WHAT TO PRODUCE: Pick out all lines in the listing holding the string "this" and copy them.

****************

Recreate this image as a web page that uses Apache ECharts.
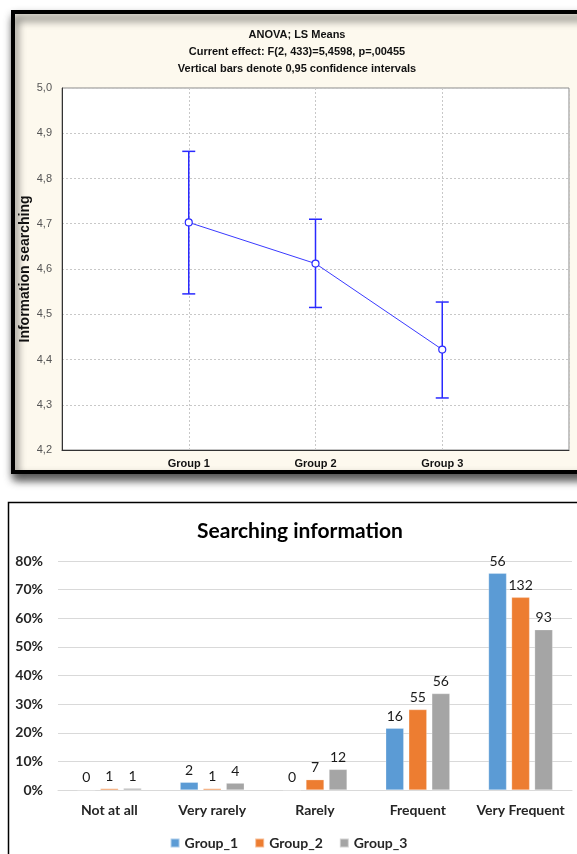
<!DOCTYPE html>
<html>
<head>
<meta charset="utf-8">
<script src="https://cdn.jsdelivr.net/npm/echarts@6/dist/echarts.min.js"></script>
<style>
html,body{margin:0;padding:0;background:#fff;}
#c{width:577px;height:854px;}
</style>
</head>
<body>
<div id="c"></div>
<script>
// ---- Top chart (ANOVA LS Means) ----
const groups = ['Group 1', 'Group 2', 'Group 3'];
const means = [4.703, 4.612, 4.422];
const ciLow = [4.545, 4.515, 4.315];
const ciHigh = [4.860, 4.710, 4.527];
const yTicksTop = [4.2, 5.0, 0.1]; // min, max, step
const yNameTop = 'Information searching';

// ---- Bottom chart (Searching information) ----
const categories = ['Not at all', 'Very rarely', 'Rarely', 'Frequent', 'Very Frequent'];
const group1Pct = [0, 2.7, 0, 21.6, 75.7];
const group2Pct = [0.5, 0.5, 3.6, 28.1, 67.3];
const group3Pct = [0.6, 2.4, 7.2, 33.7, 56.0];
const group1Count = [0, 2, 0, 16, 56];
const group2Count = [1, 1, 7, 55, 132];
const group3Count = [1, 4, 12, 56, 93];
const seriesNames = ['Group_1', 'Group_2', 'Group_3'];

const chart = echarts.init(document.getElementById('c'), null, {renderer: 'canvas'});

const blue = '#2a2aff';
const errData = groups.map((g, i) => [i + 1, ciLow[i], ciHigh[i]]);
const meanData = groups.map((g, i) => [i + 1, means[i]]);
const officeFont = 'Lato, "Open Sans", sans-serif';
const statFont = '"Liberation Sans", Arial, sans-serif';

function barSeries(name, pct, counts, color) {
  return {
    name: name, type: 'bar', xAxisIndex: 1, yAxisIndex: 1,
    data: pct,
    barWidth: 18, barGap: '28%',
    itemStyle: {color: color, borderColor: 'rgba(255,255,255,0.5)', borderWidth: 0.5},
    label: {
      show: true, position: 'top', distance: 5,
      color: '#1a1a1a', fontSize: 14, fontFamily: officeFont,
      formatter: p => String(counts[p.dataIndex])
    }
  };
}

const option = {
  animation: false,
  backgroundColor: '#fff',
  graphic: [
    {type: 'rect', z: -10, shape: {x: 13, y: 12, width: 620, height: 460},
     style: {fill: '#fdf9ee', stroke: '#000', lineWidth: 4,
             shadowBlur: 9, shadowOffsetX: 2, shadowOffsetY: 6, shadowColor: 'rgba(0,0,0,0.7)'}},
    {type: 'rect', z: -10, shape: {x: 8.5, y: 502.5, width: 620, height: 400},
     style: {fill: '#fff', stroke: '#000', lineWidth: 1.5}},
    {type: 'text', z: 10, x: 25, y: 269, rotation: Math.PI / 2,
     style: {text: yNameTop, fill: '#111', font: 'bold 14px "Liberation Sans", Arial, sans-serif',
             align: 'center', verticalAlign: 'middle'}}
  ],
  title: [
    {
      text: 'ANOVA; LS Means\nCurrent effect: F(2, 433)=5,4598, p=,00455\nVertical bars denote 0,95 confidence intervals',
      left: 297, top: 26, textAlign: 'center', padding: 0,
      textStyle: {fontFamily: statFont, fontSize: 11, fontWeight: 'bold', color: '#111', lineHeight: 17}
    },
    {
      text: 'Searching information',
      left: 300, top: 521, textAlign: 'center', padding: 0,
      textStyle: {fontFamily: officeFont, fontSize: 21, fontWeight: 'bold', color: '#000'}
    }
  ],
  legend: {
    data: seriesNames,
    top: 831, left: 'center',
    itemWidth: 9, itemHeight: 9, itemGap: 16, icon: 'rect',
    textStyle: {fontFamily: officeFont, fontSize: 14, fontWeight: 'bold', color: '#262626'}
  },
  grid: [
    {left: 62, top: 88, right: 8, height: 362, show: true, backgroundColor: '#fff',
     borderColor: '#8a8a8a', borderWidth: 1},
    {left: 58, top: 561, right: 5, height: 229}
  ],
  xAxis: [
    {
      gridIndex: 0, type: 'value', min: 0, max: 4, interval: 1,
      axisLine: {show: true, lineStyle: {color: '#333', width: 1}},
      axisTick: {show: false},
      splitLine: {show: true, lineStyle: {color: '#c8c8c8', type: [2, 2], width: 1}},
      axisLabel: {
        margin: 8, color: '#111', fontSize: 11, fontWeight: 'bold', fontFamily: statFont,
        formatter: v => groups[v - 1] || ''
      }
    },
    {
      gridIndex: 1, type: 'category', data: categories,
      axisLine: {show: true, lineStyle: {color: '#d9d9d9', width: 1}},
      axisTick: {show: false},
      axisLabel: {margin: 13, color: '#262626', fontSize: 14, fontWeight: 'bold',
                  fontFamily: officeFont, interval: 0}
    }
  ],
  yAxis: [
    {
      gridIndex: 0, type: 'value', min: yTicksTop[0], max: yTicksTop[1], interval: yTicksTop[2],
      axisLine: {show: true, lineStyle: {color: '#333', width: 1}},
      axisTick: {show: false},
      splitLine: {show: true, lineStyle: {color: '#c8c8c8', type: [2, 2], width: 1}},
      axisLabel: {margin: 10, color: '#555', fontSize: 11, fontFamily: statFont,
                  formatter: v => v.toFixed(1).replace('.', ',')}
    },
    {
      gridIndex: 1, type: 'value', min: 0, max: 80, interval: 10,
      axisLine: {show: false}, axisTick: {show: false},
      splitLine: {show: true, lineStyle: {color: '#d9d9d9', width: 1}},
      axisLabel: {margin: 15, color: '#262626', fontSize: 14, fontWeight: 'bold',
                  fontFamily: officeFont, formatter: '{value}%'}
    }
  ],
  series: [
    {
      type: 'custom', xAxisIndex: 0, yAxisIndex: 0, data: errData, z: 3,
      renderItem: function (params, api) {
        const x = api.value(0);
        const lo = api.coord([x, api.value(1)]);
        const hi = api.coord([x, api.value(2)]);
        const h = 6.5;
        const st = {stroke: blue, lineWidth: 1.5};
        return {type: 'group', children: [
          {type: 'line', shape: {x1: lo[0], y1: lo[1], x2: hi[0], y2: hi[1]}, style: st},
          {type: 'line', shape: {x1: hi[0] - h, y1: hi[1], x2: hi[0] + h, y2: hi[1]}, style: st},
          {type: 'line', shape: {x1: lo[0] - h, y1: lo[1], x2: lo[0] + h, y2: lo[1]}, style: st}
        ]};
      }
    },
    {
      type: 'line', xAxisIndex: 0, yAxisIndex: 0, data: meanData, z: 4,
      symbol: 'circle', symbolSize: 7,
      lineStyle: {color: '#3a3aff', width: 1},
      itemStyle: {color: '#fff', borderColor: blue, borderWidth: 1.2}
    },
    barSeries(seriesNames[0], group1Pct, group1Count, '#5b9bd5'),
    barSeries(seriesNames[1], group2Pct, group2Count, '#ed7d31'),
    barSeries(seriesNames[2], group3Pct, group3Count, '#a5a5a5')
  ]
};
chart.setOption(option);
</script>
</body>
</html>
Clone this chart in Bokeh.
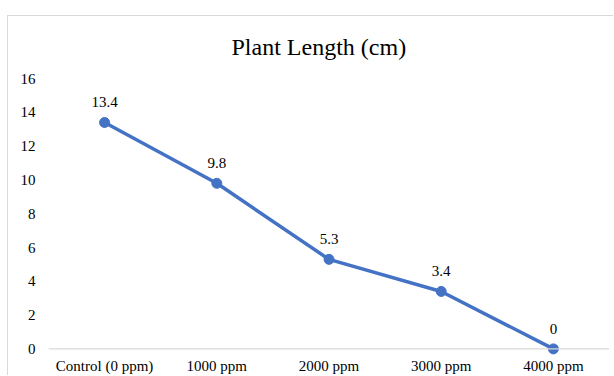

****************

RESULT OF THE TASK:
Recreate this image as a web page that uses Apache ECharts.
Clone this chart in Bokeh.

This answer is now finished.